UAE shoppers are among the top five most confident shoppers in the world, with those in Saudi Arabia also making it into the top ten, a new global survey has revealed.
The Nielsen Global Consumer Confidence Index compared shoppers’ opinions in the fourth quarter of 2013, compared to the third quarter of the year.
While the global average score was 94, the UAE scored 110 and while this was a quarter-on-quarter drop of one point the emirates was ranked joint fifth with Brazil in the overall rankings, showing shoppers in the UAE are some of the most confident in the world when it comes to spending their disposable income. Saudi Arabia was ranked ninth with 101 points, up four points on the previous quarter.
Across the Middle East and Africa, consumer confidence declined two points during the quarter, with optimism in Egypt declining seven index points to 76, reversing its six-point index gain in Q3.
While three-quarters of respondents in the Middle East and Africa region believed they were in recession in the fourth quarter, which was the highest of any region worldwide, this was not the case in the Gulf states.
Just 44 percent and 51 percent of shoppers in the UAE and Saudi Arabia respectively said they thought their country was in recession, the lowest levels recorded among the countries surveyed.
When asked what they spend their money on 23 percent of Middle Eastern and African shoppers said new clothes, followed by out-of-home entertainment (18 percent), new technology (17 percent), home improvement projects (14 percent) and holidays (13 percent).
The Nielsen research comes as it was revealed The Dubai Mall, Emaar's flagship shopping and entertainment destination, welcomed over 75 million visitors last year, driving a sales boost of 26 percent.
The Dubai developer said that footfall at the mall rose by 15 percent during the year and the mall's 1,200 plus retail outlets recorded a 26 percent rise in sales during 2013 compared to the previous year.
While confident was high in the Gulf, shopper confident was mixed in the euro zone.
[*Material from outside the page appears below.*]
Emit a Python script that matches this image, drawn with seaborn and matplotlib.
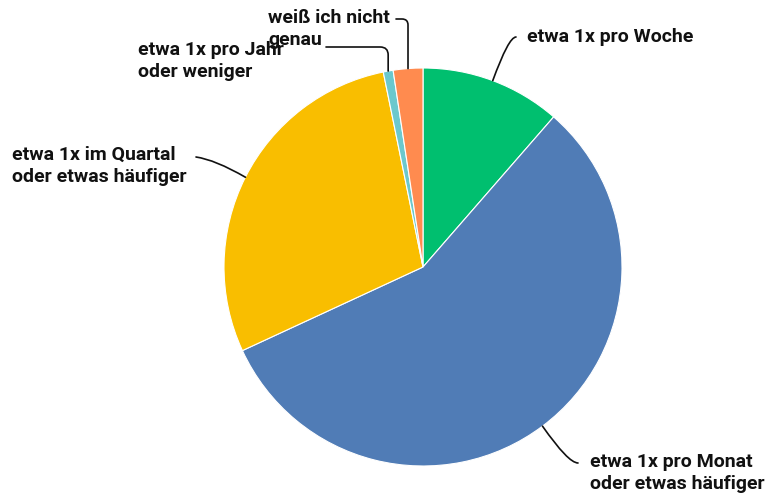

The Nielsen research found confidence rose sharply in Ireland, which successfully completed its EU/IMF bailout programme late last year, and improved in Germany and Spain.
However, sentiment plunged in France and Portugal and slipped in Greece and Italy.
Countries in Asia, including India and China, continued to dominate the list of most upbeat consumer markets although Brazil, Denmark and Canada also featured in the top 10 markets.
Consumer sentiment in the United States slipped four points from a six-year high in the third quarter although it was five points higher than in the fourth quarter of 2012.
"The lack of additional recent improvement in US consumer sentiment is, in some measure, surprising given the improvements in employment, stock market values and housing that occurred over 2013," said Venkatesh Bala, chief economist at The Cambridge Group, a part of Nielsen.
"It is likely that this is a reflection of the uneven manner in which such gains have been made, and also that levels of underemployment and long-term unemployment remain high, with many workers remaining discouraged and not participating in the workforce."
In Japan, stock market gains did seem to have an impact, Nielsen said, helping consumer confidence jump by 6 points from the third quarter to its highest level since 2005. Nielsen was cautious about the outlook for Japanese consumer confidence in the second half of this year however, given a planned increase in sales tax in April.
Nielsen was confident that despite a slip back at the end of last year confidence in the United States, the world's biggest consumer market, would pick up again in 2014 as economic growth gains momentum, supporting the global economy.
"The positive growth trajectory for the US is likely to continue in 2014, and with continued improvement in job quantity and quality, along with a housing recovery, U.S. consumer sentiment is likely to grow as well," Bala said.
The Nielsen survey was conducted between November 11 and 29 and covered more than 30,000 online consumers across 60 markets.